San Fernando Buggy Center, owners of the Hi Jumper brand invented the Sand Sprite chassis design. Years later, the owner of San Fernando Buggy retired and sold the rights to that design to Prowlers in Santa Clarita.

This one having the cast clamps means that it's a Hi Jumper Sand Sprite, not built by Prowlers.

Back in those days, San Fernando Buggy was at the end of my street 1/2 mile from my house. Later, when San Fernando Buggy sold off to Prowlers, I lived in Santa Clarita, not far from that shop. My avatar is my mid-1970s Hi Jumper, and so is the trailer I have for carrying my buggy and so is the fiberglass Glitterbug body I have set aside to build later. My brother's father in law had been the General Manager of San Fernando Buggy in '69-'70. When I was operating my offroad business I used to buy parts from SF Buggy. When I was a kid living up the road the business was known as San Fernando Auto Body and my neighbor across the street worked there. It seems I have some connection to the outfit.

vwdad Sat Aug 08, 2020 5:48 am

Thanks for all the info.
I figured it was a Hi-jumper but couldn't find any pics of the rear suspension with the frame looping around the rear shocks.
All though not very functional the shifter and linkage look like they were actually original to the build back in the day and I'll probably go cable shift.
I'll probably go with coil-overs in the rear similar to what would be on a hot rod any suggestion on what springs to start with on the rear shocks?

jsturtlebuggy Sat Aug 08, 2020 2:00 pm

The original shock mounts on the chassis and rear axles are in different places is why the lower rails in the back have curves.
Originally the upper shock mounts were on out side of the upper frame rails and the lower shock mounts were further out welded onto the casting the rear axle bearing is in.
I have to try and find some pictures of what it looks like.

As for spring rates, check the weight at the rear tires. I think the ones that Hi-Jumper sold with the 5in travel Bilstein shocks was something like 250-275lb spring rate. They were 2in diameter. With the Pinto engine you may need a stiffer spring.
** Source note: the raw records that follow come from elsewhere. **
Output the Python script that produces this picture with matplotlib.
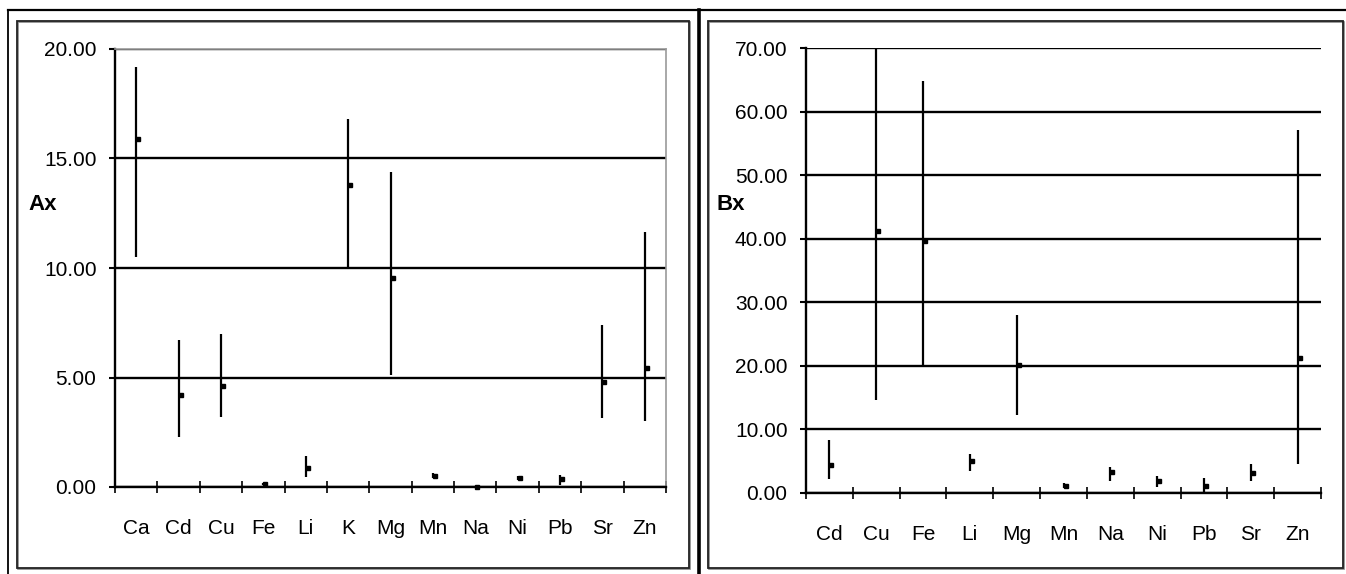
import numpy as np
import matplotlib
matplotlib.use('Agg')
import matplotlib.pyplot as plt
from matplotlib.patches import Rectangle
from matplotlib.lines import Line2D
from matplotlib.transforms import offset_copy
from matplotlib.ticker import FormatStrFormatter

# --- data ---
a_elements = ['Ca', 'Cd', 'Cu', 'Fe', 'Li', 'K', 'Mg', 'Mn', 'Na', 'Ni', 'Pb', 'Sr', 'Zn']
a_mean = [15.9, 4.2, 4.6, 0.14, 0.86, 13.8, 9.56, 0.52, 0.0, 0.42, 0.36, 4.81, 5.43]
a_low = [10.5, 2.3, 3.2, 0.10, 0.45, 10.0, 5.13, 0.41, 0.0, 0.32, 0.09, 3.17, 3.0]
a_high = [19.2, 6.7, 7.0, 0.18, 1.41, 16.8, 14.4, 0.64, 0.0, 0.50, 0.55, 7.4, 11.66]

b_elements = ['Cd', 'Cu', 'Fe', 'Li', 'Mg', 'Mn', 'Na', 'Ni', 'Pb', 'Sr', 'Zn']
b_mean = [4.4, 41.2, 39.7, 5.0, 20.1, 1.1, 3.3, 1.9, 1.1, 3.1, 21.3]
b_low = [2.2, 14.7, 20.1, 3.5, 12.25, 0.79, 1.9, 1.0, 0.2, 1.9, 4.5]
b_high = [8.3, 70.0, 64.8, 6.1, 28.0, 1.57, 4.1, 2.7, 2.4, 4.6, 57.1]

W, H = 1346, 574
FS = 15
plt.rcParams['font.family'] = ['Liberation Sans', 'DejaVu Sans']

fig = plt.figure(figsize=(W / 100, H / 100), dpi=100)


def px_axes(x0, y0, x1, y1):
    return fig.add_axes([x0 / W, 1 - y1 / H, (x1 - x0) / W, (y1 - y0) / H])


def draw_panel(ax, names, mean, low, high, ymax, ystep, label, label_xy, gray_frame):
    n = len(names)
    x = np.arange(n)
    ax.set_xlim(-0.5, n - 0.5)
    ax.set_ylim(0, ymax)

    ax.vlines(x, low, high, color='black', lw=1.6, zorder=3)
    shifted = offset_copy(ax.transData, fig=fig, x=2, y=0, units='dots')
    ax.plot(x, mean, 's', color='black', ms=2.8, mec='black', transform=shifted,
            zorder=4, clip_on=False)

    ax.set_yticks(np.arange(0, ymax + ystep / 2, ystep))
    ax.yaxis.set_major_formatter(FormatStrFormatter('%.2f'))
    ax.grid(axis='y', color='black', lw=1.7)
    ax.tick_params(axis='y', direction='out', length=4.3, width=1.5, pad=9,
                   labelsize=FS)

    ax.set_xticks(np.arange(-0.5, n, 1.0))
    ax.set_xticklabels([])
    ax.set_xticks(x, minor=True)
    ax.set_xticklabels(names, minor=True, fontsize=FS)
    ax.tick_params(axis='x', which='major', direction='inout', length=9, width=1.2)
    ax.tick_params(axis='x', which='minor', length=0, pad=23)

    for side in ['left', 'bottom']:
        ax.spines[side].set_linewidth(1.7)
        ax.spines[side].set_color('black')
    if gray_frame:
        for side in ['top', 'right']:
            ax.spines[side].set_color('#999999')
            ax.spines[side].set_linewidth(1.2)
    else:
        ax.spines['top'].set_visible(False)
        ax.spines['right'].set_visible(False)

    ax.set_ylabel(label, rotation=0, fontsize=FS + 1, fontweight='bold',
                  ha='center', va='center')
    ax.yaxis.set_label_coords(*label_xy)
    ax.set_facecolor('white')


ax1 = px_axes(115, 49, 666, 487)
draw_panel(ax1, a_elements, a_mean, a_low, a_high, 20, 5, 'Ax',
           ((43 - 115) / 551, (487 - 205) / 438), True)

ax2 = px_axes(806, 48, 1321, 493)
draw_panel(ax2, b_elements, b_mean, b_low, b_high, 70, 10, 'Bx',
           ((731 - 806) / 515, (493 - 205) / 445), False)

# chart-area frames, with a faint shadow on the lower right
for x0, y0, x1, y1 in [(17, 21, 689, 568), (708, 21, 1343, 568)]:
    fig.add_artist(Rectangle(((x0 + 1) / W, 1 - (y1 + 1) / H), (x1 - x0) / W,
                             (y1 - y0) / H, transform=fig.transFigure,
                             fill=False, ec='#888888', lw=1.2))
    fig.add_artist(Rectangle((x0 / W, 1 - y1 / H), (x1 - x0) / W, (y1 - y0) / H,
                             transform=fig.transFigure, fill=False,
                             ec='#222222', lw=1.3))

# table cell borders
top = 1 - 10 / H
fig.add_artist(Line2D([8 / W, 1], [top, top], transform=fig.transFigure,
                      color='black', lw=1.6))
fig.add_artist(Line2D([8 / W, 8 / W], [0, top], transform=fig.transFigure,
                      color='black', lw=1.3))
fig.add_artist(Line2D([699 / W, 699 / W], [0, top], transform=fig.transFigure,
                      color='black', lw=2.6))

fig.savefig('out.png', dpi=100)
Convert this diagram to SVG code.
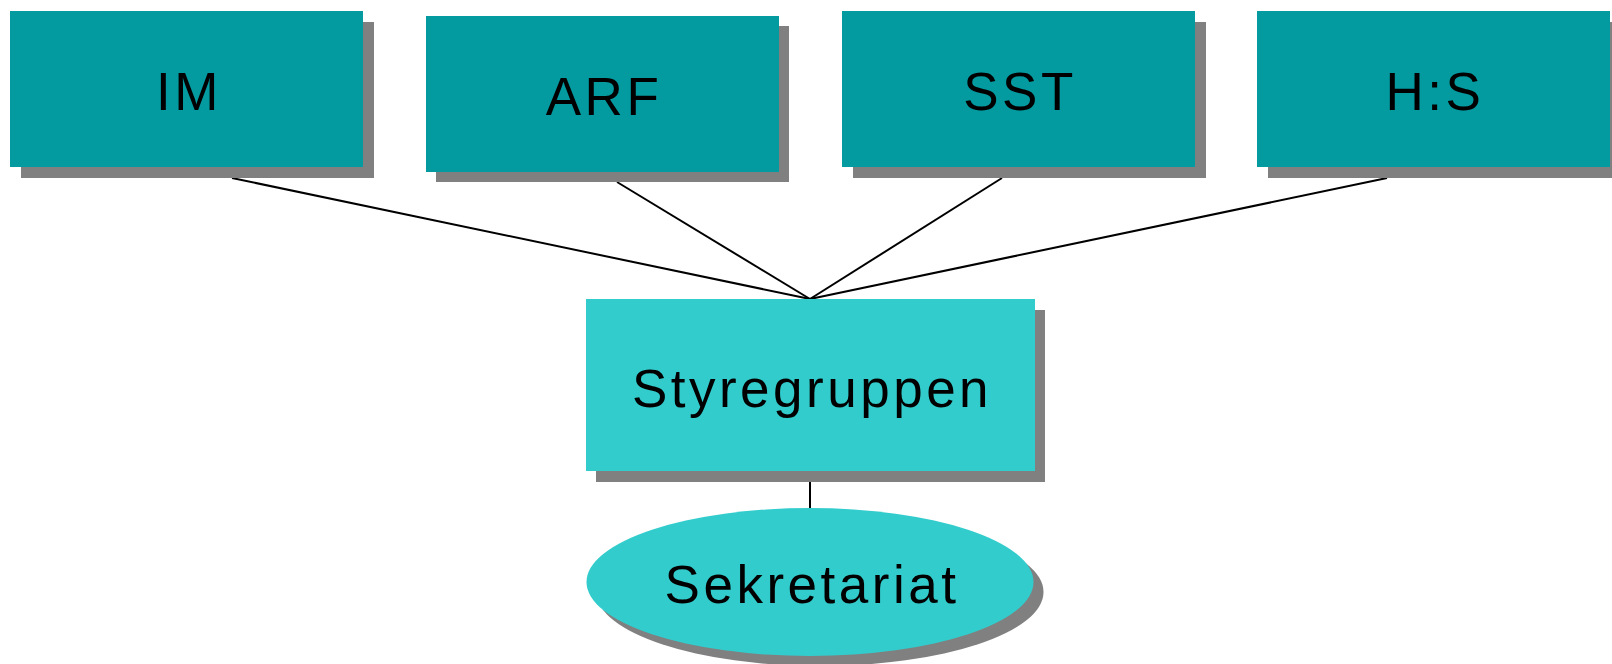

rayjay Sat Aug 08, 2020 3:00 pm

From looking at the pics I see several issues that need addressing. In no particular order -
The rear brake hard lines need to be rigidly mounted to the axle tubes. The current arrangement will eventually fracture the hard line leading to no brakes.

You should rethink the water filler arrangement. It will be difficult to get all the air out of the cooling system because the current setup has the filler neck below the cyl head. Moroso makes inline filler necks that go in the upper radiator hose. You could also fab a water manifold that bolts to the front of the cyl head and has the radiator cap up about the level of the top of the valve cover. This would be the best as filling with coolant would be foolproof.

I would make a simple scoop to help duct air to the radiator.

vwdad Sun Sep 13, 2020 6:39 pm

Finally got around to working on this. Kinda bummed the trans had water in it so its gotta come out for a rebuild. Hopefully I'll get that out in the next couple weeks.

rayjay Sun Sep 13, 2020 7:45 pm

The trans in my 74 bug was full of water too. Fortunately I scored another a few months back.